Backgrounder

Information about tank cars that carry flammable liquids

The occurrence

On 7 March 2015, a Canadian National Railway (CN) unit train equipped with 2 head-end locomotives hauling 94 Class 111 tank cars loaded with crude oil (Class 3 flammable liquids) was proceeding eastward on CN's Ruel Subdivision near Gogama, Ontario. The train was 5733 feet long and weighed 13,497 tons. The Class 111 tank cars were built to the CPC-1232 standard (see Figure 1).

Early in the morning, while travelling at 43 mph, the train crew experienced a train-initiated emergency brake application at Mile 88.70, the crew observed a large explosion and ensuing fire. After the train came to a stop, the crew disconnected the locomotives and the first 5 cars and travelled to a safe location east of the fire.

Of the 39 derailed tank cars, 33 had been breached and released product, fuelling the fire, and some product entered the river. The fire occupied an area about 300 yards in diameter and was centred near the west end of the rail bridge. As a result of the derailment, about 2.6 million litres of petroleum crude oil (UN1267) were released to atmosphere, water, or surface.

Figure 1. CPC 1232 tank car

The occurrence train was designated as a "Key Train" operating on a "Key Route".

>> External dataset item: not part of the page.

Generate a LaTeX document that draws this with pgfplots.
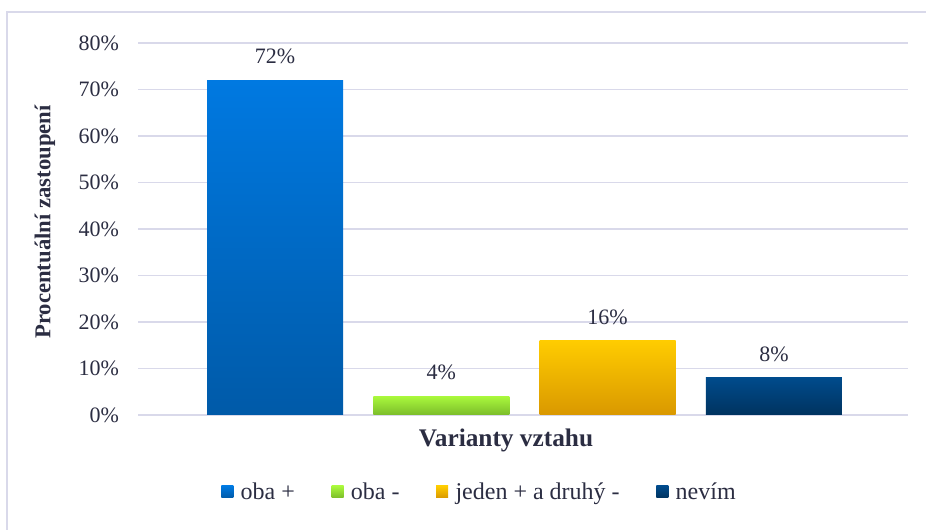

A "key train" is a train that includes:

  • one or more tank cars of dangerous goods loaded with either toxic gases (Class 2.3 Transportation of Dangerous Goods (TDG) Regulations) or products that are toxic by inhalation (Special Provision 23 of the TDG Regs); or
  • any combination of 20 or more loaded tank cars and/or intermodal portable tanks containing dangerous goods, as defined in the Transportation of Dangerous Goods Act, 1992.

A "key route" is:

  • any track on which, over a period of one year, a railway carries any combination of 10,000 or more loaded tank cars or loaded intermodal portable tanks containing dangerous goods.

Standards for tank cars used in the transportation of Class 3 flammable liquids

The following table outlines the features of the standards for Class 111 and TC-117 tank cars used for the transportation of Class 3 flammable liquids:

Requirements Older legacy Class 111Footnote 1 Class 111 CPC 1232 compliant New TC/DOT 117Footnote 2
Non-jacketed and non-insulated Jacketed and insulated
Head shields No Half Full Full
Top-fitting protection Optional Mandatory Mandatory Mandatory
Thermal protection and jacketed Optional Optional Optional Mandatory
Normalized steelFootnote 3 Optional Mandatory Mandatory Mandatory
Thickness and type of steel (minimum) 11.1 mm (7/16 inch) 12.7 mm (1/2 inch) in TC128-B or 15.9 mm (5/8 inch) in ASTM A516-70 11.1 mm (7/16 inch) thick TC128-B or
12.7 mm (1/2 inch) in ASTM A516-70
14.3 mm  thick (9/16 inch) in TC128-B
Performance standards for thermal protection, head and shell puncture resistance No No No Yes
Enhanced performance standard for bottom outlet valves No No No Yes

Footnotes

Footnote 1

Prohibited from use in crude oil service as of October 31, 2016.

Return to footnote 1 referrer

Footnote 2

Canada Gazette, ARCHIVED - Vol. 149, No. 10 - May  20, 2015, Regulations Amending the Transportation of Dangerous Goods Regulations (TC-117 Tank Cars), http://gazette.gc.ca/rp-pr/p2/2015/2015-05-20/html/sor-dors100-eng.php, (last accessed 9 February 2017)

Return to footnote 2 referrer

Footnote 3

Normalization is a type of process used to improve ductility and toughness properties where the steel is heated slightly above its upper critical temperature and then is air cooled. This results in a more uniform, fine grained ferrite-pearlite structure.